The innovative cylindrical graves (700mm diameter by 3 meters deep) are dug by auger, the same equipment that digs holes for power poles, and the body is wrapped in a biodegradable shroud of cornstarch and hessian. Once at the graveside, the body is tilted to the vertical and slowly lowered feet first into the grave in a dignified manner using a purpose built catafalque.

In addition to solving the issues of space and unnecessary use of resources, Upright Burials aim to deliver an environmentally friendly option that will provide families with a reduced financial burden, and fewer decisions needing to be made in a time of grief. Upright Burial’s service is simply one of respectful collection, holding and burial of the deceased’s remains in a timely manner.

All necessary administration is taken care of and families desiring a memorial service or celebration are encouraged to organise that themselves in what is seen as an important part of the grieving process.
As a link to the local community and district of Derrinallum, for each burial performed, a tree is planted and maintained on nearby Mt Elephant.

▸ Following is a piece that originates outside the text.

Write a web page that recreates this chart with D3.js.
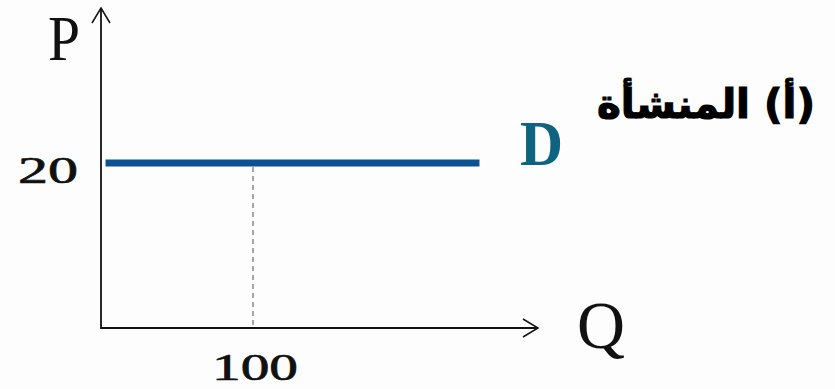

This sign of support for the community’s initiative in revegetating the mount also provides an enduring connection for the bereaved to the cemetery, and the growing tree helps capture some of the greenhouse gases generated through the refrigeration and transport phases of the burial process, making probably the most carbon neutral burial service in Australia.

Alan Haywood, a 64 year old Vietnam Veteran was the first to be interred at the new cemetery.

He was pleased to know that he would be the first, saying that “everyone wants their little piece of history”. Since then, some of those to have followed Alan to the cemetery have expressed similar sentiments when preparing for their burial. Environmentalism is certainly the main motive for choosing Upright Burials, but the cost (about one third to one half of a traditional funeral) is a major consideration, and the dignified simplicity of the process is an attraction. As one delightful retiree put it, “Now my family can have a better standard of champagne at my wake!!”